Hierarchy of Worries

I record every question I get asked in workshops. The text document runs to over 15,000 words now. Over time I see trends and themes, and they help me to think about how I evolve the workshop.

In particular I see the worries of candidates collect in three groups:

  • First, people worry that there could be something wrong with their research;
  • Second, they worry that they may have made a mistake in the write-up;
  • Third, they worry that they may not be able to answer a question from their examiners.

I get lots of questions related to all these areas, and I think they’re arranged in a hierarchy. I think people are more worried about the second kind of worries than they are the first; I think they’re more worried about the third kind than the second. It makes a certain kind of sense. Research takes a long time to mature – you know everything you’ve done, everything you thought of doing, you learned from so many mistakes and successes. You know your research. Writing up took less time – however much you know about your research, there’s a chance that you’ve made a significant typo or forgotten something. You may have expressed something in a clumsy way. It’s not all that likely.

Whatever you did in your research and write-up though, you have no way of knowing exactly what your examiners will ask. There are lots of common questions, but your viva is a custom exam: you can’t predict every question or how you might respond.

Three common groups of worries, but some are more worrying than others. What do you do?

  • Worried that something is wrong with your research? Map out your methods. Check the core literature. Test your assumptions again. Try to explain it to someone who doesn’t know that much.
  • Worried that you’ve slipped up somewhere in your thesis? Get more feedback. Read it closely, line by line, no skimming. Ask a friend to proofread. Read it aloud to check that it makes sense.
  • Worried about your examiners’ questions? Practise answering questions. Have a mock viva. Use a list of common viva questions and record your answers. Get friends to ask you any and every question about your research.

Feeling worried? That’s OK. Work your way past the worries.

Fake It ‘Til You Make It?

I love Comedians In Cars Getting Coffee, the web series by Jerry Seinfeld where he interviews comedians in ca- well, you probably get the idea. One of my favourite episodes is with Steve Martin. It’s funny and well worth a watch, and his book Born Standing Up is also really great. In the episode, he describes how in his early career he made a conscious decision to “fake confidence.” He wanted his audience to think he was happy and at ease with what he was doing.

Seinfeld asks how that is any different from actually being confident, because presumably the output of confidence or faking confidence is the same – people think you are!

“Fake it ’til you make it!” I see this advice a lot. Show confidence even if you don’t feel it. Don’t let them see fear. But that kind of pressure can take a toll. If the output of faking and being confident – assuming that you can successfully fake it – is the perception of confidence… wouldn’t it be better to work on being confident? If someone feels nervous or uncertain, and if that goes so far as to knock their confidence, it would be so much more rewarding to do something to build confidence back up rather than try to fake it.

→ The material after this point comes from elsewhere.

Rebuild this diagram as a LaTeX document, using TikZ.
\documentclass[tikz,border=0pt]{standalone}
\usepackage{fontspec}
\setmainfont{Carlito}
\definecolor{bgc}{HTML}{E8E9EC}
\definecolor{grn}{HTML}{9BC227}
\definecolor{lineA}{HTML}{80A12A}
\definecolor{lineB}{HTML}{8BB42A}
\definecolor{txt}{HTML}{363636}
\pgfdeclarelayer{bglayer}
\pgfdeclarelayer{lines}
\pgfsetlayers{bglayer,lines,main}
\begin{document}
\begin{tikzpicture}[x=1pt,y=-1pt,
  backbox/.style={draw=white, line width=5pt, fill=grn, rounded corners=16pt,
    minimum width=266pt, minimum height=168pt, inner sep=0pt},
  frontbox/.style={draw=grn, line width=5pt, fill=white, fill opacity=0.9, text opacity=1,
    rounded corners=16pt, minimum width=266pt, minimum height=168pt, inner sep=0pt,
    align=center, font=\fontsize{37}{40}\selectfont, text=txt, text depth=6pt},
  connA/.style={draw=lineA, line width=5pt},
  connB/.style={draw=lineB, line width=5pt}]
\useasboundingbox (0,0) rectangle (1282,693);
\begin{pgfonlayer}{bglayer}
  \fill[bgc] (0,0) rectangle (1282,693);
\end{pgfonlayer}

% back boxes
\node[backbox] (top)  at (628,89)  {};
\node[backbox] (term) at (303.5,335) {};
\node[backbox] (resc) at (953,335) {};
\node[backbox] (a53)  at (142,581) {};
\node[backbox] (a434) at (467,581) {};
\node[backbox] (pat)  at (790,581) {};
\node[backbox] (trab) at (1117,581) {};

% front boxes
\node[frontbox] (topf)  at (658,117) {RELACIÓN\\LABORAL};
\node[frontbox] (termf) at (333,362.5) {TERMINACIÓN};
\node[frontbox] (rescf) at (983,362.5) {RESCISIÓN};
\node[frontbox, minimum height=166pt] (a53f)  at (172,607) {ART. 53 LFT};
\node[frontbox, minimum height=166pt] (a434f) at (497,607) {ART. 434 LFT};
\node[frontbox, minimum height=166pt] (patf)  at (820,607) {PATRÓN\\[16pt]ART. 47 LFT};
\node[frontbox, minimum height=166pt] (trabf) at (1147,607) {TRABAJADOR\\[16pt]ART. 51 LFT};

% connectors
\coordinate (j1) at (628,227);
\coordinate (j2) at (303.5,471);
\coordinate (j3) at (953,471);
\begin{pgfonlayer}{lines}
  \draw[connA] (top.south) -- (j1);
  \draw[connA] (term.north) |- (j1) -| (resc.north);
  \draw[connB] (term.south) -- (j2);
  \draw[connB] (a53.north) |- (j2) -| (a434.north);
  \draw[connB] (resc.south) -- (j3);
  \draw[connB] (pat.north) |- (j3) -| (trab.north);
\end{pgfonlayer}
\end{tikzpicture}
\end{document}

When it comes to the viva, I hope that every candidate feels confident – which doesn’t mean that they won’t feel nervous, they could still have some anxieties. To my mind there are three areas in particular that any viva candidate can feel confident about:

  • They can feel confident in their work, which has taken time to develop.
  • They can feel confident about the choices they’ve made, and if they have to, can explain them.
  • They can feel confident in their talents, their competence, their abilities as a researcher – things which have necessarily developed over the course of research.

If you’re near the end of your PhD, viva just around the corner, it’s OK to feel nervous – but it’s right to be able to look at yourself and everything you’ve done to get there and feel confident in your achievements. You didn’t just stumble upon the end of your PhD.

When it comes to the viva, it’s not fake it ’til you make it: you’ve made it.